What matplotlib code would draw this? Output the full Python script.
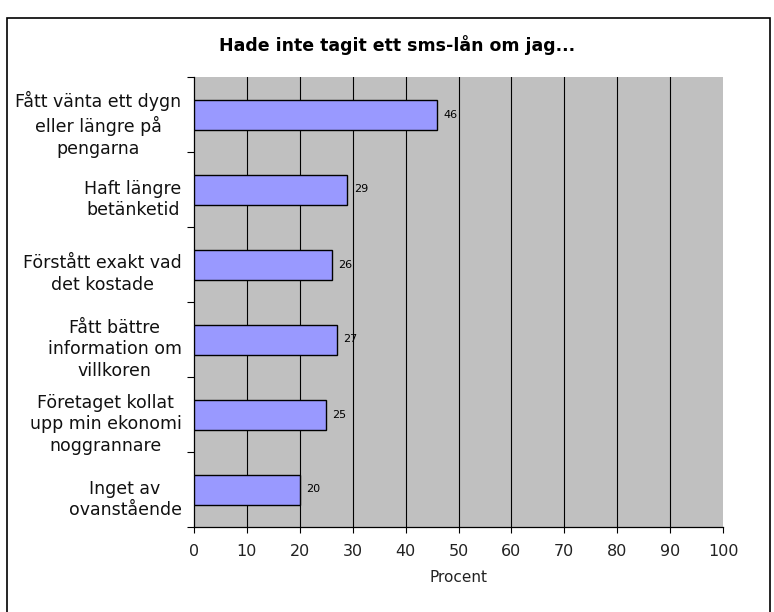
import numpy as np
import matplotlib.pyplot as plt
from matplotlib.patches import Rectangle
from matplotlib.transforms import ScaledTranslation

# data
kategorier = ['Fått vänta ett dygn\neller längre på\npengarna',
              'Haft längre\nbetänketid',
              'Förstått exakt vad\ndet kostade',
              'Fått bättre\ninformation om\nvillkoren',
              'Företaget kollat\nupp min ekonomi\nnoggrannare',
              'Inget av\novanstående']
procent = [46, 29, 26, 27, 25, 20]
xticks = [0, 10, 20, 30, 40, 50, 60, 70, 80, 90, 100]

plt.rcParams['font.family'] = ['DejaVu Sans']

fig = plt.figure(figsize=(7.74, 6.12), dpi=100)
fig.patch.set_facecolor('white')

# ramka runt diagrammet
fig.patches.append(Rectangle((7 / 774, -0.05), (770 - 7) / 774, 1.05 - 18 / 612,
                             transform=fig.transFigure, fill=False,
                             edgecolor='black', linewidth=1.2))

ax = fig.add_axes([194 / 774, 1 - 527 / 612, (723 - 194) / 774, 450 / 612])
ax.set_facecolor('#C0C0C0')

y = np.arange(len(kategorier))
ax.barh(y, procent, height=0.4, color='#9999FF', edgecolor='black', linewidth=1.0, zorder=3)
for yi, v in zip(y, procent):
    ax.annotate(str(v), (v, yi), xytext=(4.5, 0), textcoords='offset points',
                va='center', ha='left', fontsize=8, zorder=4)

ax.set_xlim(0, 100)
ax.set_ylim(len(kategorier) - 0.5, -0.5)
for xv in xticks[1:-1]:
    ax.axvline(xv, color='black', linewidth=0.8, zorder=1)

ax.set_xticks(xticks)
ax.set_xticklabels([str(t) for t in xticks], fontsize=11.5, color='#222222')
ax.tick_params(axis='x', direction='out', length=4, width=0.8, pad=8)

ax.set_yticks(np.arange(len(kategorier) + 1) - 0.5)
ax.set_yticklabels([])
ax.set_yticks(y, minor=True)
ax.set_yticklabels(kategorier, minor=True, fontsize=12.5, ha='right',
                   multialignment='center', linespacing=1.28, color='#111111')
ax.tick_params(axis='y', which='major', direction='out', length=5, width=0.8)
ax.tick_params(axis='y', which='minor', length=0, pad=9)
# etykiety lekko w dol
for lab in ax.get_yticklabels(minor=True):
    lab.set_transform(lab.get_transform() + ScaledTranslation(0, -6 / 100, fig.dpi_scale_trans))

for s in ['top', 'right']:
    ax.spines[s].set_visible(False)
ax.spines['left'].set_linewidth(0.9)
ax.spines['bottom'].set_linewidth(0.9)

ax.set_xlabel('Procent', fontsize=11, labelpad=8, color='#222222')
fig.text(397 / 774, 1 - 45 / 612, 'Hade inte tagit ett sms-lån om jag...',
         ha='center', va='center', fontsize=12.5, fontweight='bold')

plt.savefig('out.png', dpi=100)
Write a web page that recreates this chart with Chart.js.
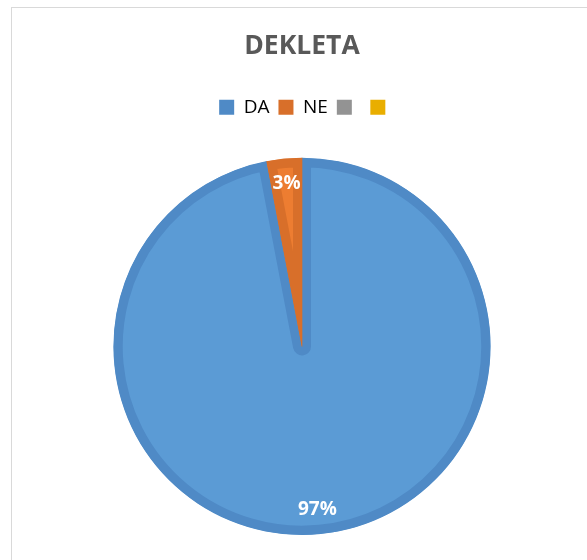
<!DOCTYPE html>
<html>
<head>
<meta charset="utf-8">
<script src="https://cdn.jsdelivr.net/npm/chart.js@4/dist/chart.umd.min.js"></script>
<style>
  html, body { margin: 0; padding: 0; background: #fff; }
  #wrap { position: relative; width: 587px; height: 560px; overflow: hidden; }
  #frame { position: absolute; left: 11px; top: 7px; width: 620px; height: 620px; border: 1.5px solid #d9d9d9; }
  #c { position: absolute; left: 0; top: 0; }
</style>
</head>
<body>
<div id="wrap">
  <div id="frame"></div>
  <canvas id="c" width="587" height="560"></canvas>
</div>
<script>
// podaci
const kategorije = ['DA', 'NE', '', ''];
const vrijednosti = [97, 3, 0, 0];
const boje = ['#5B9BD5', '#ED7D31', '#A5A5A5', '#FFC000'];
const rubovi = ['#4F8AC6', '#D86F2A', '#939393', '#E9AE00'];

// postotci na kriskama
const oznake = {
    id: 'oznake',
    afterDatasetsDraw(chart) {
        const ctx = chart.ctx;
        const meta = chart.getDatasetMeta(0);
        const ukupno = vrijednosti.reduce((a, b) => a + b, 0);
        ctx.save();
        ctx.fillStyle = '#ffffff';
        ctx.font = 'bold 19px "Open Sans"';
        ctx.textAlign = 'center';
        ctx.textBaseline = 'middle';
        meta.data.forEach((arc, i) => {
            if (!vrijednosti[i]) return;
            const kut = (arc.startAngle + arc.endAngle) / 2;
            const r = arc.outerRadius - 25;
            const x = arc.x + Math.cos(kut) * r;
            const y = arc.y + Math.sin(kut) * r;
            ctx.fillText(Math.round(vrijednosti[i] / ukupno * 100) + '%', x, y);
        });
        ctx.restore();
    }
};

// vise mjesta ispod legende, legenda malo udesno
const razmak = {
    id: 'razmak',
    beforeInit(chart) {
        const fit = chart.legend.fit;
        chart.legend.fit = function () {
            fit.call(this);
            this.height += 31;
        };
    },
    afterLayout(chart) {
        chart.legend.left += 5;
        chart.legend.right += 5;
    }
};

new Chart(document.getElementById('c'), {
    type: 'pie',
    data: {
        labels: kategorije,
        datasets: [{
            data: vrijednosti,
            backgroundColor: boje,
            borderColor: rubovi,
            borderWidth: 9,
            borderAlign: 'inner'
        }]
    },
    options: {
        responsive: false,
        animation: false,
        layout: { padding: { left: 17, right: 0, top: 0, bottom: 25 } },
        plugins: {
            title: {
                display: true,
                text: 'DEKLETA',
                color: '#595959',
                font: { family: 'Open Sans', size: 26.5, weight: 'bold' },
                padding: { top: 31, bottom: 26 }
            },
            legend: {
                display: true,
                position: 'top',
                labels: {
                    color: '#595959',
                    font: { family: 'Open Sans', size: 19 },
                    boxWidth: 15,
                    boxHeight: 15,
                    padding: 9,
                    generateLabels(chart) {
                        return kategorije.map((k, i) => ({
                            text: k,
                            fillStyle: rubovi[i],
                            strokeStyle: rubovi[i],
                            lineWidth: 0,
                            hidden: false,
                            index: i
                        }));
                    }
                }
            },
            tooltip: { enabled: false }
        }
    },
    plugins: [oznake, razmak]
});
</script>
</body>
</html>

---+---

**Objective**
Search the listing above for the string "matplotlib". Copy every line that contains it.

**Final answer**
What matplotlib code would draw this? Output the full Python script.
import matplotlib.pyplot as plt
from matplotlib.patches import Rectangle
from matplotlib.transforms import ScaledTranslation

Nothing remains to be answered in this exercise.